The general idea is one of dialogue and debate between agents that collaborate in attempting to make sense of a document. NLP agents make claims justified by source text, and knowledge building agents make claims justified by NLP. Paths between documents and knowledge are captured in the dialogue.
A linked text model
I need a model that realizes this vision. I don’t have it yet, but I can think about what might shape it, and then explore possibilities. Some desiderata are:
- It should be simple to use simply. This suggests that it should be layered so that agents need only operate at the level they need. For example, a named entity recognition agent needs only to assert mentions of entities in text. It doesn’t necessarily need to know about how to argue about them.
- It should be general purpose. Ultimately, the model should be able to represent anything text can describe. However, each agent should only be expected to know the minimum it needs to make a useful contribution to the dialogue. The initial stages of a dialogue are about labelling spans of text in documents as mentions of entities, deciding when different spans of text refer to the same entities, identifying those entities, and identifying relationships between them. An agent might assert that there is some sort of relationship between spans of text in a document without being able to say anything about the type of entities or relationship mentioned. This should be seen as an advantage as it makes the agent more generally useful - and other agents can fill in the details later.
- It should support abstraction of arguments. Usually, you want ‘just the facts’ from an ensemble of NLP agents extracting facts from text, not the full dialogue that led to them, but the dialogue still needs to justify the claimed facts to answer any questions or challenges about them. This is an example of a wider pattern whereby ‘low level’ arguments might be packaged, or abstracted, as more succint ‘high level’ arguments.
- It should allow humans to engage in the dialogue. This means human agents must be able to understand the arguments expressed by machine agents, and vice versa. Such methods for human-machine dialogue support Explainable AI (XAI).
Vocabulary
I model the agent claims, argument and dialogue as Argument Interchange Format (AIF).
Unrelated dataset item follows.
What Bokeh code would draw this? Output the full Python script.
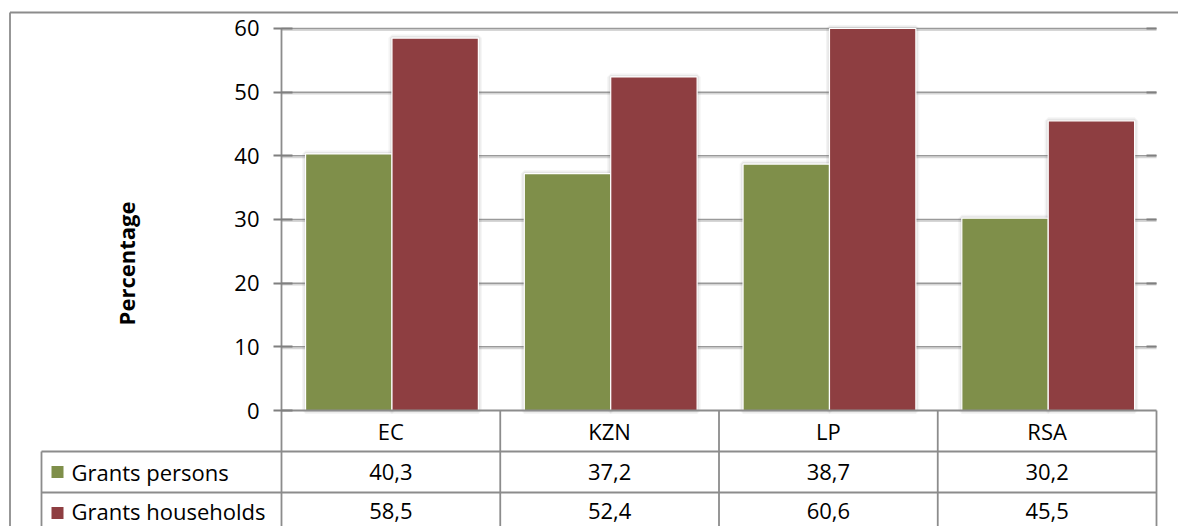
from bokeh.plotting import figure
from bokeh.models import Range1d, LinearAxis, FixedTicker, ColumnDataSource
from bokeh.core.properties import value
from bokeh.embed import file_html
from bokeh.resources import INLINE
import numpy as np

# Share of persons / households receiving grants, by region
regions = ["EC", "KZN", "LP", "RSA"]
grants_persons = [40.3, 37.2, 38.7, 30.2]
grants_households = [58.5, 52.4, 60.6, 45.5]
series_names = ["Grants persons", "Grants households"]
value_labels_persons = ["40,3", "37,2", "38,7", "30,2"]
value_labels_households = ["58,5", "52,4", "60,6", "45,5"]
y_ticks = [0, 10, 20, 30, 40, 50, 60]

# Layout constants (pixels)
W, H = 1178, 526
CAT_PX = 218.75      # width of one category column
Y_PX = 6.3667        # pixels per percentage point
AXIS_PX = 281        # x pixel of the value axis
ZERO_PX = 410        # y pixel of zero
Y_MAX = 60
ROW = 41 / Y_PX      # data-table row height in data units

GREEN = "#7F8F4A"
RED = "#8E3E41"
LINE = "#8C8C8C"
FONT = "Open Sans"
FS = "22px"


def px_x(px):
    return (px - AXIS_PX) / CAT_PX


def px_y(px):
    return (ZERO_PX - px) / Y_PX


n = len(regions)
x0 = np.arange(n)

p = figure(width=W, height=H,
           x_range=Range1d(px_x(0), px_x(W)), y_range=Range1d(px_y(H), px_y(0)),
           output_backend="svg", toolbar_location=None,
           x_axis_type=None, y_axis_type=None, min_border=0)
p.outline_line_color = None
p.background_fill_color = "white"
p.border_fill_color = "white"

# gridlines with a light shadow underneath
gx0 = [0] * (len(y_ticks) - 1)
gx1 = [n] * (len(y_ticks) - 1)
gy = y_ticks[1:]
p.segment(x0=gx0, x1=gx1, y0=[t - 1.6 / Y_PX for t in gy], y1=[t - 1.6 / Y_PX for t in gy],
          line_color="#D6D6D6", line_width=1.6)
p.segment(x0=gx0, x1=gx1, y0=gy, y1=gy, line_color="#9A9A9A", line_width=1.5)

# bars: soft shadow, then the bars themselves (clipped at the axis maximum)
bw = 0.395
gap = 0.11
left_g = x0 + gap
left_r = left_g + bw
top_g = np.minimum(grants_persons, Y_MAX)
top_r = np.minimum(grants_households, Y_MAX)
src = ColumnDataSource(dict(lg=left_g, rg=left_g + bw, tg=top_g,
                            lr=left_r, rr=left_r + bw, tr=top_r))
for lw, a in ((7, 0.07), (4, 0.10)):
    p.quad(left="lg", right="rg", top="tg", bottom=0, source=src,
           fill_color=None, line_color="#606060", line_alpha=a, line_width=lw)
    p.quad(left="lr", right="rr", top="tr", bottom=0, source=src,
           fill_color=None, line_color="#606060", line_alpha=a, line_width=lw)
p.quad(left="lg", right="rg", top="tg", bottom=0, source=src,
       fill_color=GREEN, line_color="white", line_width=1.2)
p.quad(left="lr", right="rr", top="tr", bottom=0, source=src,
       fill_color=RED, line_color="white", line_width=1.2)

# value axis line
p.segment(x0=[0], x1=[0], y0=[Y_MAX], y1=[px_y(H)], line_color=LINE, line_width=1.8)

# data table grid
leg_x = px_x(41)
p.segment(x0=[0, leg_x, leg_x], x1=[n, n, n], y0=[0, -ROW, -2 * ROW], y1=[0, -ROW, -2 * ROW],
          line_color=LINE, line_width=1.8)
p.segment(x0=list(range(1, n + 1)), x1=list(range(1, n + 1)),
          y0=[0] * n, y1=[px_y(H)] * n, line_color=LINE, line_width=1.8)
p.segment(x0=[leg_x], x1=[leg_x], y0=[-ROW], y1=[px_y(H)], line_color=LINE, line_width=1.8)

# chart border
bx, by = px_x(9.5), px_y(12)
p.segment(x0=[bx, bx], x1=[bx, px_x(W)], y0=[by, by], y1=[px_y(H), by],
          line_color=LINE, line_width=1.8)

# table text (last row is cut by the page edge, so its text sits a little higher)
row_y = [-ROW / 2, -1.5 * ROW, px_y(510)]
cx = x0 + 0.5
txt = dict(text_font=value(FONT), text_font_size=FS, text_color="black",
           text_align="center", text_baseline="middle")
p.text(x=cx, y=[row_y[0]] * n, text=regions, **txt)
p.text(x=cx, y=[row_y[1]] * n, text=value_labels_persons, **txt)
p.text(x=cx, y=[row_y[2]] * n, text=value_labels_households, **txt)

# legend keys in the table
p.scatter(x=[px_x(57)] * 2, y=[-1.5 * ROW, -2.5 * ROW], marker="square", size=12,
          fill_color=[GREEN, RED], line_color=None)
p.text(x=[px_x(71)] * 2, y=row_y[1:], text=series_names,
       text_font=value(FONT), text_font_size=FS, text_color="black",
       text_align="left", text_baseline="middle")

# value axis (drawn at x=0 inside the frame)
yaxis = LinearAxis(fixed_location=0, ticker=FixedTicker(ticks=y_ticks),
                   axis_line_color=None, major_tick_line_color="#7F7F7F",
                   major_tick_line_width=2, major_tick_in=11, major_tick_out=8,
                   minor_tick_line_color=None, major_label_standoff=14,
                   major_label_text_font=FONT, major_label_text_font_size=FS,
                   major_label_text_color="black",
                   axis_label="Percentage", axis_label_standoff=90,
                   axis_label_text_font=FONT, axis_label_text_font_size="22px",
                   axis_label_text_font_style="bold", axis_label_text_color="black")
p.add_layout(yaxis, "left")

# short tick marks on the right edge of the plot area
raxis = LinearAxis(fixed_location=n, ticker=FixedTicker(ticks=y_ticks[1:]),
                   axis_line_color=None, major_tick_line_color="#7F7F7F",
                   major_tick_line_width=2, major_tick_in=0, major_tick_out=10,
                   minor_tick_line_color=None, major_label_text_color=None)
p.add_layout(raxis, "left")

open("out.html", "w").write(file_html(p, INLINE))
I use Baleen OWL to express the results of NLP. A knowledge base might have any OWL/RDF schema that models the desired information expressed in source text, and so will be different in different circumstances. For the purposes of discussion here, I model the knowledge base using a general purpose ontology for capturing information about entities, relationships and events: the Information Exchange Standard, v4.2.0 (IES4).
Context
NLP dialogues have a context. Where the dialogue is about the information in a document, the scope of the arguments is a document. This is made explicit in Baleen OWL but not in the text arguments generated. I collect these arguments in a named graph. There is an implied “in document X,” clause in each argument generated by an agent operating on a single document.
Strings and spans
A string is a sequence of characters. A span is a string at a particular location in a document. The same string appearing at two different places in a document is two different spans. When I use Baleen OWL to express the results of NLP, I’m dealing with spans. When I argue, I’m dealing with strings. The tacit assumption in taking this step is that the character sequence in the string means the same as that in the span it came from. In other words, I assume the character sequence has the same meaning wherever it might be used in the document. This will be true for proper names, and likely false for pronouns. I won’t worry much about this because arguments can still be made - and if they’re ambigous or unclear, they can be criticized.
I can construct arguments where the URI’s of premises and conclusions are those of Baleen mentions. In this case I’m arguing with spans rather that strings, and a listener agent will need to understand Baleen in order to check the claim. I can, of course, do both: intitially offer a simple argument with strings, and back it up with a more specialized argument based on Baleen data is challenged.
I make Baleen mentions and coreferences to capture claims made by NLP agents. I assign each of these a skos:definition attribute with text that summarizes the claim.
I express the outputs from NLP as OWL/RDF linked data. I treat these outputs as claims made by one or more NLP agents that can be reasoned over, contradicted or questioned by other agents. I construct Argument Interchange Format (AIF) dialogues for these purposes. This positions the NLP OWL/RDF ontology as an AIF adjunct ontology.
URI
Agents may process the same text independently. Nevertheless, they’ll need to relate their results if they’re to engange in dialogue. One option is to concatentate the URI of the source document with a hash of the text string.
Examples
These examples are drawn from the MUC-3 corpus:
Things to do
- Find things by their relations to questions, taking into account whether or not questions are answered.
- Use unanswered questions to direct further work. Consider also questions that have been answered, but where the answers are not backed up supporting arguments.